I had a lot of fun writing this, and don’t expect it to be taken too seriously. However, I have heard just about all of these arguments presented as reasons to believe the Bible at one time or another. In fact, I heard many of them in one single talk last weekend, and they were so bad that I felt driven to see how I could parody them.

Harry Potter is different from the Bible in many ways, but I think the analogy shows some of the flaws with these arguments.

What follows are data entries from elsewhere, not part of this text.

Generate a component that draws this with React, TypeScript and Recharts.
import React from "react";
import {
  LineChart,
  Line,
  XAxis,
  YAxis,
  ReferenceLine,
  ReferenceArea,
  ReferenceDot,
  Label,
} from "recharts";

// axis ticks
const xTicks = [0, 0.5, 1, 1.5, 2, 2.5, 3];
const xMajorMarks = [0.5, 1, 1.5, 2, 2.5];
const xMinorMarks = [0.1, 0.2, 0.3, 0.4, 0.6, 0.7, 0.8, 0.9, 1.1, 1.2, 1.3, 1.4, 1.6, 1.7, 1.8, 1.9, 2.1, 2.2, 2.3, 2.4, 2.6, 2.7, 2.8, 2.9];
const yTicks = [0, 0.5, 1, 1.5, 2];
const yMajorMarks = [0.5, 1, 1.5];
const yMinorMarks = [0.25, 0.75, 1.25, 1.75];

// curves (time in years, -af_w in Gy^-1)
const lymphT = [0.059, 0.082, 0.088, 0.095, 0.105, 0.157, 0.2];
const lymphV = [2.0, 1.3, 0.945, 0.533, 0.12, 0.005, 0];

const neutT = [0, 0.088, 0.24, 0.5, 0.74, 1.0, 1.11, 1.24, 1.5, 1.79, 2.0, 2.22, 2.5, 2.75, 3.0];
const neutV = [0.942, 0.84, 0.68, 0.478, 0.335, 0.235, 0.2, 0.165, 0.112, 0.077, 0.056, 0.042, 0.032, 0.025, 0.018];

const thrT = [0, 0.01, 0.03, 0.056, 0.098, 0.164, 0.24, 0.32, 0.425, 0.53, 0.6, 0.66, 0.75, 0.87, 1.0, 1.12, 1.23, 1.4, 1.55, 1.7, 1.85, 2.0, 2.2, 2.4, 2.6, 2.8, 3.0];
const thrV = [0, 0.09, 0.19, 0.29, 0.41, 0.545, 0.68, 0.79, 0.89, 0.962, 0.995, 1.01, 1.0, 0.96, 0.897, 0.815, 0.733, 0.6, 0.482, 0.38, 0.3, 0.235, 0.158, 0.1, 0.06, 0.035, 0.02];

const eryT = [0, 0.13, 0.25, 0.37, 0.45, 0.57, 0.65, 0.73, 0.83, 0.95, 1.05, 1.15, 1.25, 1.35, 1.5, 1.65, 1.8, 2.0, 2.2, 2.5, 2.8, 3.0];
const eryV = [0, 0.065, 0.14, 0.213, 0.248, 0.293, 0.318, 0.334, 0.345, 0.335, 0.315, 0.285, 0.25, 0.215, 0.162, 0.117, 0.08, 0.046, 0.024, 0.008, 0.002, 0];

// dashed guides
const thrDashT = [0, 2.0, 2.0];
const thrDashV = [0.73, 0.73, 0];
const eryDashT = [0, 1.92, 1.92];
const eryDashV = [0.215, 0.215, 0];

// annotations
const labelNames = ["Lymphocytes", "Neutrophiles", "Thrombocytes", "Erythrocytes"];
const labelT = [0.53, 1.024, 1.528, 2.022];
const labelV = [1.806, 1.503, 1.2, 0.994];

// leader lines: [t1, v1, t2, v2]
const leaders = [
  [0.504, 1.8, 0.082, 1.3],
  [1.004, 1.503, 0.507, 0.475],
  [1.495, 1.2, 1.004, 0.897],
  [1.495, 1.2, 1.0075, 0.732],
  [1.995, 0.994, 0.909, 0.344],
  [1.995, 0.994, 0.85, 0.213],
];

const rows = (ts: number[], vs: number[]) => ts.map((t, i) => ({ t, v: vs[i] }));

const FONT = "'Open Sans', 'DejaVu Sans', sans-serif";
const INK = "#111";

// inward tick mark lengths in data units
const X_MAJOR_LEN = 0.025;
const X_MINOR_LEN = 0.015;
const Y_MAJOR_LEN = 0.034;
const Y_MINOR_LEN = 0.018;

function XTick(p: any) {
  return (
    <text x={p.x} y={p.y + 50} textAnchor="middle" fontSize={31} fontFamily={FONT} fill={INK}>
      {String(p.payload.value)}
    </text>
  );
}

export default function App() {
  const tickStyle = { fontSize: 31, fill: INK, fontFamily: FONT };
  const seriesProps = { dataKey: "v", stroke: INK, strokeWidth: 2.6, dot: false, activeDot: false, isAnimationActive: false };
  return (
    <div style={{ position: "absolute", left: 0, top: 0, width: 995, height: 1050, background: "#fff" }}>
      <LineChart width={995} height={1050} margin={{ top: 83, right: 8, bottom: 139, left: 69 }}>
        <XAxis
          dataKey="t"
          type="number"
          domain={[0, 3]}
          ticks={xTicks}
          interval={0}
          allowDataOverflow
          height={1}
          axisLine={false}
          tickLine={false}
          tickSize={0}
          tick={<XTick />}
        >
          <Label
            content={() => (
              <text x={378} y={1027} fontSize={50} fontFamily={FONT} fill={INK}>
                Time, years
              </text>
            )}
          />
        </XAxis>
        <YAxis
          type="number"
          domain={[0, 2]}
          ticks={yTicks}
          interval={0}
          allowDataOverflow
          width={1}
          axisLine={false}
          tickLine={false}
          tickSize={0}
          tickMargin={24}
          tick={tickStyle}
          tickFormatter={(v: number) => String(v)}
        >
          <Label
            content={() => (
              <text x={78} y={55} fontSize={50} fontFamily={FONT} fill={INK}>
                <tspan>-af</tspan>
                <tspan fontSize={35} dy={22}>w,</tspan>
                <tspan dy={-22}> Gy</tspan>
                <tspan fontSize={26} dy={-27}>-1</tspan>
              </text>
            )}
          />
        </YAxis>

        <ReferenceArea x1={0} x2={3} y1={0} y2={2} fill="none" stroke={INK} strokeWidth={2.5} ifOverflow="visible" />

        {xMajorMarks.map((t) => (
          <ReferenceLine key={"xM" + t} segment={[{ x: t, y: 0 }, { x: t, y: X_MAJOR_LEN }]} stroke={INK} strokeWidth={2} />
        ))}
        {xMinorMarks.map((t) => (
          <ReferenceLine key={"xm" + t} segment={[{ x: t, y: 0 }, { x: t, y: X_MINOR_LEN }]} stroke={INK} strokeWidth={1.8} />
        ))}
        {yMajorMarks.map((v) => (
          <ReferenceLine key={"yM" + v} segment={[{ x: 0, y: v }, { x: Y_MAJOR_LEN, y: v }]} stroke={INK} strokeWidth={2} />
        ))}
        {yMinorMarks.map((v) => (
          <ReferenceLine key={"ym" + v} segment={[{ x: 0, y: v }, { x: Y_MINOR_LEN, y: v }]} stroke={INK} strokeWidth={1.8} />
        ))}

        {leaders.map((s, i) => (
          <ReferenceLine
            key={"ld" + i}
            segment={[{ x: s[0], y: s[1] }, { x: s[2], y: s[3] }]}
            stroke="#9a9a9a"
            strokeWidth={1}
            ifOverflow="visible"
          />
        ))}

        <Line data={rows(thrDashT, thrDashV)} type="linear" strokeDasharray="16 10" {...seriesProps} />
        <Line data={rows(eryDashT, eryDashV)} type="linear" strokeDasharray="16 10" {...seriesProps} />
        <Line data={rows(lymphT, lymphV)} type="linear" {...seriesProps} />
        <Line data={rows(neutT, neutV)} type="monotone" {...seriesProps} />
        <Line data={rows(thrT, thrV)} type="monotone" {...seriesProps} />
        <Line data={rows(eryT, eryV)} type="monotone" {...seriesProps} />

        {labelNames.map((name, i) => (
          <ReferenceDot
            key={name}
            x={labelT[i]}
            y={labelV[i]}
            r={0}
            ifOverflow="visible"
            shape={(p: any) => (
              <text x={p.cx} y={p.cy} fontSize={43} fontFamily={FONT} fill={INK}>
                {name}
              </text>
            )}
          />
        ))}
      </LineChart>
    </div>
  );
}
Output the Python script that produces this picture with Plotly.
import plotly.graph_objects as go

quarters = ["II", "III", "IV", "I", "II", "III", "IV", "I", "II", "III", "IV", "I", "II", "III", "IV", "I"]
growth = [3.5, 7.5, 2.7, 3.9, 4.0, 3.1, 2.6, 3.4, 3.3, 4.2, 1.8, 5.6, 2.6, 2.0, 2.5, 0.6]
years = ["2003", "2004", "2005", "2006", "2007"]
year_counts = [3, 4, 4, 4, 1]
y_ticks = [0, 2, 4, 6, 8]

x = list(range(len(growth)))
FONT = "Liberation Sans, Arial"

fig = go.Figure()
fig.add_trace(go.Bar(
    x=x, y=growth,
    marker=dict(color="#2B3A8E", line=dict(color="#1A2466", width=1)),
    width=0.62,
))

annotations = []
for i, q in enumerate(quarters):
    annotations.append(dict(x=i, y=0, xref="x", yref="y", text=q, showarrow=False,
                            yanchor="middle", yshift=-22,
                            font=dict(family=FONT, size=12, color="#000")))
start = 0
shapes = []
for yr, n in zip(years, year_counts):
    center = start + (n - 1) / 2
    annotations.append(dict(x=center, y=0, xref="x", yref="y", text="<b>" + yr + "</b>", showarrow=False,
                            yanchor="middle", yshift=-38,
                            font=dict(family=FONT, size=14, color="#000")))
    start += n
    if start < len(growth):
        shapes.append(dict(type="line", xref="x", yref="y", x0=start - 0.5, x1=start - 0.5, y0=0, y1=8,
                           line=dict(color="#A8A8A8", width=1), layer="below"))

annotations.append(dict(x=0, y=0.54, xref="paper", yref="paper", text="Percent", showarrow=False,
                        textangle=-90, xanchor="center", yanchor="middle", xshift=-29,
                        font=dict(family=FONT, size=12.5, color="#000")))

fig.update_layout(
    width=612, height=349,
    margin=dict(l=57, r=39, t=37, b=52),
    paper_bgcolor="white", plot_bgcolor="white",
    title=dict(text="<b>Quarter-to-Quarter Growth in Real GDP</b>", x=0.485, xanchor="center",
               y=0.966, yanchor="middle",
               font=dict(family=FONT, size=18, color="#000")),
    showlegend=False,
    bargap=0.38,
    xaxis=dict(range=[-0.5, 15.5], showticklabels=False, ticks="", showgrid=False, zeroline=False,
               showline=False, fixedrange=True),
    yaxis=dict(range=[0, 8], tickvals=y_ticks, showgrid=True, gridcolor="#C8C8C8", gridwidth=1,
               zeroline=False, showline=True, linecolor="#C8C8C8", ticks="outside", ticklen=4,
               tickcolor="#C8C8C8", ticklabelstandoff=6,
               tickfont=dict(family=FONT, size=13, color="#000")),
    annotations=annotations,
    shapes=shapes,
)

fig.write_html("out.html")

What should be obvious is that having a large number of copies still remaining doesn’t make a record true. Having copies that are closer in time to the original doesn’t make a record true. Being written close to when the events are supposed to have happened doesn’t make a record true. Correctly reflecting the culture of the time doesn’t make a record true. Using a few place names from the time doesn’t make a record true.

Getting the picture?

Christianity is based on a number of extraordinary claims, perhaps most notably that of resurrection. If we had eyewitness testimony that a resurrection occurred yesterday, we would still question it, and I doubt the eyewitness getting the place name right would reassure us that a resurrection actually happened.

This means most of the arguments presented in defence of the Bible are red herrings: Yes, they probably make sense to people who already believe the Bible, but they don’t do anything to establish the truth of its claims. Just because the writing of the Bible is shrouded in history doesn’t mean it gets to play by different rules.